Topping the list, as usual, is Microsoft's Bill Gates, worth $63 billion. Members of Wal-Mart's Walton clan, who have a combined $85 billion in wealth, claimed five of the top 10 spots. Soaring oil and gas prices helped oilman T. Boone Pickens Jr.--a $500,000 contributor to the pro-Bush "Swift Boat Veterans for Truth"--move onto the list of the filthiest of the filthy rich. "The economy's recovery may be a little shaky, but you wouldn't know it from looking at this year's Forbes 400," the magazine smirked.
For this, the fat cats have George W. Bush to thank. And they had even more to be thankful for October 4, when Bush signed his fourth tax cut in four years. Hidden among a series of much-touted "middle-class tax relief" measures was a less talked-about provision--$13 billion in new corporate tax breaks.
As if they needed the help--big business is already getting away with tax-break murder. According to Citizens for Tax Justice's study, 275 Fortune 500 companies paid just half of what they owed in 2001-2003--for a combined savings of $175 billion over three years. General Electric was at the top of the list, with $9.5 billion in tax breaks. Its tax giveaways could have paid for 212,985 full-time school teachers, or funded school breakfasts for low-income students for six years.
Instead, the budget deficit caused by Bush's massive tax cuts will be paid for by cuts in programs that benefit workers and the poor. As Robert McIntyre, executive director of Citizens for Tax Justice, concluded, "If they don't pay it, somebody else has to. That means you and me."
Corporate America's thank you notes will be going to the Democrats, too. On September 23, every Senate Democrat but one voted for Bush's latest tax cut package--without a complaint.

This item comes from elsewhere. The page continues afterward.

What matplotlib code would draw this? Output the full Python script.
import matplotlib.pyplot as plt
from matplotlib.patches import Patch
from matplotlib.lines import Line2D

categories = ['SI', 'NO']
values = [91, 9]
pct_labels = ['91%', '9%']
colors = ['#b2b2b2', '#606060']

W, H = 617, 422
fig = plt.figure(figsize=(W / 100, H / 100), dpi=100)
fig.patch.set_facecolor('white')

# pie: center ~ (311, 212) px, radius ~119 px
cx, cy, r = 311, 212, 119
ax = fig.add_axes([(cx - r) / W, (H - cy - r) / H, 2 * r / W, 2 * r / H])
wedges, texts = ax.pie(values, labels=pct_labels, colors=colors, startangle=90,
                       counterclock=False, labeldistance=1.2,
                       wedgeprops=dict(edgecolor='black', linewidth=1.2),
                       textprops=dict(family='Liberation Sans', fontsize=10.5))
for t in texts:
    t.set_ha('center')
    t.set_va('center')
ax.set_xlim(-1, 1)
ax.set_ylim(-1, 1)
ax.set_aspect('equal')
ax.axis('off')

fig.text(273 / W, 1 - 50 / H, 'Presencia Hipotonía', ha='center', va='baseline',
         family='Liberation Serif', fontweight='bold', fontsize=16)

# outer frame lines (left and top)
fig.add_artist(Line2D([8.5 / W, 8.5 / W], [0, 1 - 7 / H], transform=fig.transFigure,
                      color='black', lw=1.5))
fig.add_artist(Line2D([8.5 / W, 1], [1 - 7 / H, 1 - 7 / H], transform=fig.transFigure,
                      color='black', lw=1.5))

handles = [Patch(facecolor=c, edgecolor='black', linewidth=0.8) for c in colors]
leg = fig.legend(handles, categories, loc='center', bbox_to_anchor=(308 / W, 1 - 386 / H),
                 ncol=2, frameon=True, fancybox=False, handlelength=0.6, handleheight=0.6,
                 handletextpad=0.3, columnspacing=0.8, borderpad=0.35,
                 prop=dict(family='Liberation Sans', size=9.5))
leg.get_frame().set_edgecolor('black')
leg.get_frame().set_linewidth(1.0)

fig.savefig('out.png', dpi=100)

John Kerry wasn't even there. And if he's elected president, he has a corporate tax break of his own to hand out--he'll reward businesses for employing workers in the U.S. and not going overseas. Kerry calls it "jobs creation." He's willing to make workers and the poor pay, too, by cutting social programs to the bone. He calls that "fiscally responsibility."

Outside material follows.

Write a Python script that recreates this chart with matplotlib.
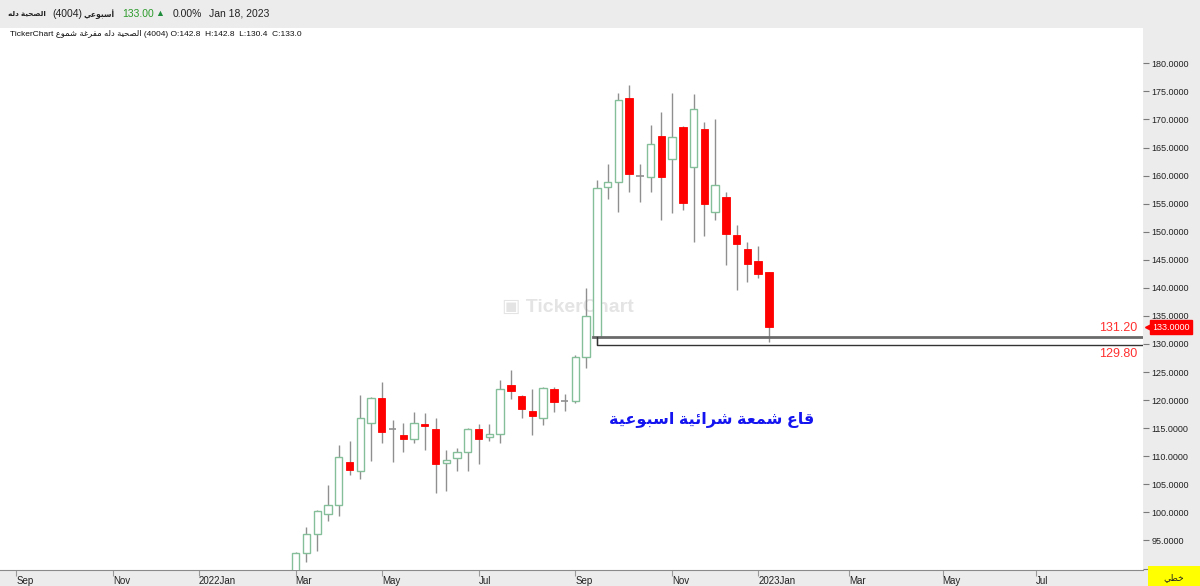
import numpy as np
import matplotlib
matplotlib.use("Agg")
import matplotlib.pyplot as plt
import matplotlib.dates as mdates
import matplotlib.transforms as mtransforms
from matplotlib.patches import Rectangle
from datetime import datetime, timedelta

plt.rcParams['font.family'] = ['Liberation Sans', 'DejaVu Sans']

# weekly candles, Dallah Health (4004)
first_week = datetime(2022, 3, 6)
opens  = [88.5, 92.8, 96.2, 99.8, 101.3, 109.0, 107.4, 115.9, 120.3, 114.8,
          113.7, 113.1, 115.7, 114.9, 108.8, 109.7, 110.8, 114.9, 113.4, 113.9,
          122.7, 120.8, 118.1, 116.9, 121.9, 119.9, 119.9, 127.6, 131.2, 157.9,
          158.9, 173.9, 160.0, 159.7, 167.0, 163.0, 168.6, 161.6, 168.3, 153.5,
          156.1, 149.4, 147.0, 144.8, 142.8]
highs  = [93.0, 97.4, 100.5, 104.9, 112.0, 112.7, 120.9, 120.5, 123.3, 116.5,
          116.0, 117.9, 117.7, 116.8, 111.1, 111.4, 115.0, 115.8, 115.8, 123.6,
          125.4, 121.0, 122.0, 122.4, 122.4, 121.1, 128.0, 139.9, 159.3, 162.0,
          174.7, 176.1, 162.0, 169.0, 171.4, 174.8, 168.8, 174.5, 169.6, 170.1,
          157.0, 151.2, 148.2, 147.4, 142.8]
lows   = [87.0, 91.2, 93.1, 98.5, 99.4, 106.6, 106.0, 109.2, 112.3, 108.9,
          110.8, 112.3, 111.2, 103.5, 103.8, 107.3, 107.4, 108.6, 112.8, 112.3,
          120.2, 116.9, 113.7, 115.6, 117.8, 118.0, 119.5, 125.7, 129.8, 155.8,
          153.6, 157.1, 155.3, 157.0, 152.0, 153.3, 153.9, 148.2, 149.3, 152.1,
          144.1, 139.6, 141.0, 141.8, 130.4]
closes = [92.8, 96.2, 100.3, 101.3, 109.8, 107.5, 116.8, 120.3, 114.3, 114.8,
          113.0, 115.9, 115.4, 108.7, 109.3, 110.7, 114.9, 113.1, 114.0, 121.9,
          121.6, 118.4, 117.1, 122.1, 119.7, 119.9, 127.6, 134.9, 157.8, 158.9,
          173.4, 160.3, 160.0, 165.7, 159.8, 166.8, 155.2, 171.8, 154.9, 158.4,
          149.6, 147.8, 144.3, 142.5, 133.0]

zone_top = 131.20
zone_bottom = 129.80
zone_start = 28          # index of the breakout candle
last_price = 133.00

y_ticks = np.arange(90, 181, 5)
month_ticks = [datetime(2021, 9, 5), datetime(2021, 11, 7), datetime(2022, 1, 2),
               datetime(2022, 3, 6), datetime(2022, 5, 1), datetime(2022, 7, 3),
               datetime(2022, 9, 4), datetime(2022, 11, 6), datetime(2023, 1, 1),
               datetime(2023, 3, 1), datetime(2023, 5, 1), datetime(2023, 7, 1)]
month_labels = ['Sep', 'Nov', '2022Jan', 'Mar', 'May', 'Jul',
                'Sep', 'Nov', '2023Jan', 'Mar', 'May', 'Jul']

# --- tiny arabic shaper (presentation forms) ---
FORMS = {
    'ا': ('\uFE8D', '\uFE8E', None, None),
    'أ': ('\uFE83', '\uFE84', None, None),
    'ب': ('\uFE8F', '\uFE90', '\uFE91', '\uFE92'),
    'ة': ('\uFE93', '\uFE94', None, None),
    'ح': ('\uFEA1', '\uFEA2', '\uFEA3', '\uFEA4'),
    'خ': ('\uFEA5', '\uFEA6', '\uFEA7', '\uFEA8'),
    'د': ('\uFEA9', '\uFEAA', None, None),
    'ر': ('\uFEAD', '\uFEAE', None, None),
    'س': ('\uFEB1', '\uFEB2', '\uFEB3', '\uFEB4'),
    'ش': ('\uFEB5', '\uFEB6', '\uFEB7', '\uFEB8'),
    'ص': ('\uFEB9', '\uFEBA', '\uFEBB', '\uFEBC'),
    'ط': ('\uFEC1', '\uFEC2', '\uFEC3', '\uFEC4'),
    'ع': ('\uFEC9', '\uFECA', '\uFECB', '\uFECC'),
    'غ': ('\uFECD', '\uFECE', '\uFECF', '\uFED0'),
    'ف': ('\uFED1', '\uFED2', '\uFED3', '\uFED4'),
    'ق': ('\uFED5', '\uFED6', '\uFED7', '\uFED8'),
    'ل': ('\uFEDD', '\uFEDE', '\uFEDF', '\uFEE0'),
    'م': ('\uFEE1', '\uFEE2', '\uFEE3', '\uFEE4'),
    'ه': ('\uFEE9', '\uFEEA', '\uFEEB', '\uFEEC'),
    'و': ('\uFEED', '\uFEEE', None, None),
    'ي': ('\uFEF1', '\uFEF2', '\uFEF3', '\uFEF4'),
    'ئ': ('\uFE89', '\uFE8A', '\uFE8B', '\uFE8C'),
}

def shape(word):
    out = []
    for i, ch in enumerate(word):
        f = FORMS[ch]
        jp = i > 0 and FORMS[word[i-1]][2] is not None
        jn = i + 1 < len(word) and f[2] is not None
        if jp and jn:
            out.append(f[3])
        elif jp:
            out.append(f[1])
        elif jn:
            out.append(f[2])
        else:
            out.append(f[0])
    return ''.join(reversed(out))

def rtl(text):
    return ' '.join(shape(w) for w in reversed(text.split()))

def ltr_words(text):
    return ' '.join(shape(w) for w in text.split())

W, H = 1200, 586
fig = plt.figure(figsize=(W/100, H/100), dpi=100, facecolor='#ececec')
ax = fig.add_axes([0, 16/H, 1143/W, (570-28)/H])
ax.set_facecolor('white')

dates = [first_week + timedelta(weeks=i) for i in range(len(closes))]
x = mdates.date2num(dates)
o = np.array(opens); h = np.array(highs); l = np.array(lows); c = np.array(closes)

wick_c = '#8f8f8f'
up_c = '#84bf9a'
dn_c = '#ff0000'
bw = 4.8

ax.vlines(x, l, h, color=wick_c, lw=1.0, zorder=2)
doji = o == c
up = (c > o) & ~doji
dn = (c < o) & ~doji
ax.bar(x[up], c[up]-o[up], bottom=o[up], width=bw, color='white',
       edgecolor=up_c, linewidth=1.0, zorder=3)
ax.bar(x[dn], o[dn]-c[dn], bottom=c[dn], width=bw, color=dn_c,
       edgecolor=dn_c, linewidth=0.6, zorder=3)
ax.hlines(c[doji], x[doji]-bw/2, x[doji]+bw/2, color=wick_c, lw=1.2, zorder=3)

xmin = mdates.date2num(datetime(2021, 8, 25, 12))
xmax = xmin + 744
ax.set_xlim(xmin, xmax)
ax.set_ylim(89.74, 186.29)

# support zone lines
xs = x[zone_start]
ax.plot([xs - bw/2, xmax], [zone_top, zone_top], color='#6a6a6a', lw=2.0, zorder=4)
ax.plot([xs, xs, xmax], [zone_top, zone_bottom, zone_bottom], color='#333333',
        lw=1.0, zorder=4)
ax.annotate(f'{zone_top:.2f}', xy=(0.995, zone_top), xycoords=('axes fraction', 'data'),
            xytext=(0, 2), textcoords='offset points', ha='right', va='bottom',
            color='#ff3030', fontsize=9)
ax.annotate(f'{zone_bottom:.2f}', xy=(0.995, zone_bottom), xycoords=('axes fraction', 'data'),
            xytext=(0, -2), textcoords='offset points', ha='right', va='top',
            color='#ff3030', fontsize=9)

# last price tag
ax.annotate(f'{last_price:.4f}', xy=(1.0, last_price), xycoords=('axes fraction', 'data'),
            xytext=(7, 0), textcoords='offset points', ha='left', va='center',
            color='white', fontsize=6.5, annotation_clip=False,
            bbox=dict(boxstyle='square,pad=0.25', fc='#ff0000', ec='#ff0000'))
tr = mtransforms.blended_transform_factory(ax.transAxes, ax.transData)
ax.plot([1.0055], [last_price], marker='<', ms=6, color='#ff0000', mec='#ff0000',
        transform=tr, clip_on=False, zorder=6)

# watermark + note
ax.text(0.497, 0.485, '\u25A3 TickerChart', transform=ax.transAxes, ha='center',
        va='center', fontsize=14, fontweight='bold', color='#e4e4e4', zorder=0)
ax.text(0.623, 0.277, rtl('قاع شمعة شرائية اسبوعية'), transform=ax.transAxes,
        ha='center', va='center', fontsize=11.5, fontweight='bold', color='#1414f0',
        zorder=5)

# axes styling
for s in ['top', 'left', 'right']:
    ax.spines[s].set_visible(False)
ax.spines['bottom'].set_color('#8a8a8a')
ax.yaxis.tick_right()
ax.set_yticks(y_ticks)
ax.set_yticklabels([f'{v:.4f}' for v in y_ticks])
ax.tick_params(axis='y', direction='out', length=4, width=0.8, color='#7a7a7a',
               labelsize=6.5, labelcolor='#222222', pad=2)
ax.set_xticks(mdates.date2num(month_ticks))
ax.set_xticklabels(month_labels)
ax.tick_params(axis='x', direction='out', length=4, width=0.8, color='#9a9a9a',
               labelsize=7, labelcolor='#222222', pad=0)
for lab in ax.get_xticklabels():
    lab.set_ha('left')

# header
def ftext(px, py, s, **kw):
    fig.text(px/W, 1 - py/H, s, va='center', ha='left', **kw)

ftext(8, 14, ltr_words('دله الصحية'), fontsize=5.2, color='#222222', fontweight='bold')
ftext(52, 14, '(4004)', fontsize=7.5, color='#222222')
ftext(83, 14, shape('أسبوعي'), fontsize=5.5, color='#222222', fontweight='bold')
ftext(122, 14, '133.00', fontsize=7.5, color='#2a9a2a')
ftext(155, 14, '\u25B2', fontsize=6.5, color='#1e8c3a')
ftext(173, 14, '0.00%', fontsize=7.5, color='#222222')
ftext(209, 14, 'Jan 18, 2023', fontsize=7.5, color='#222222')
ftext(10, 34, 'TickerChart ' + ltr_words('شموع مفرغة') + ' ' + ltr_words('دله الصحية')
      + ' (4004) O:142.8  H:142.8  L:130.4  C:133.0', fontsize=6, color='#111111')

# chart type box
fig.patches.append(Rectangle((1148/W, 0), 52/W, 20/H, transform=fig.transFigure,
                             fc='#ffff00', ec='none', zorder=10))
fig.text(1174/W, 8/H, shape('خطي'), ha='center', va='center', fontsize=6.5,
         color='#222222', zorder=11)

fig.savefig('out.png', dpi=100, facecolor=fig.get_facecolor())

So much for the "stark choice" in Election 2004. "Even on taxes--presumably the point of greatest policy difference--it's hard to tell their proposals apart," Business Week magazine reported. "And Kerry proposes on his Web site to reduce taxes for 98 percent of Americans, cut the corporate tax rate for most companies and completely eliminate the capital-gains tax on long-term investments in small businesses. This is hardly a clarion call for the reversal of Bush's tax cuts."
No matter who wins in November, Corporate America will be laughing all the way to the bank.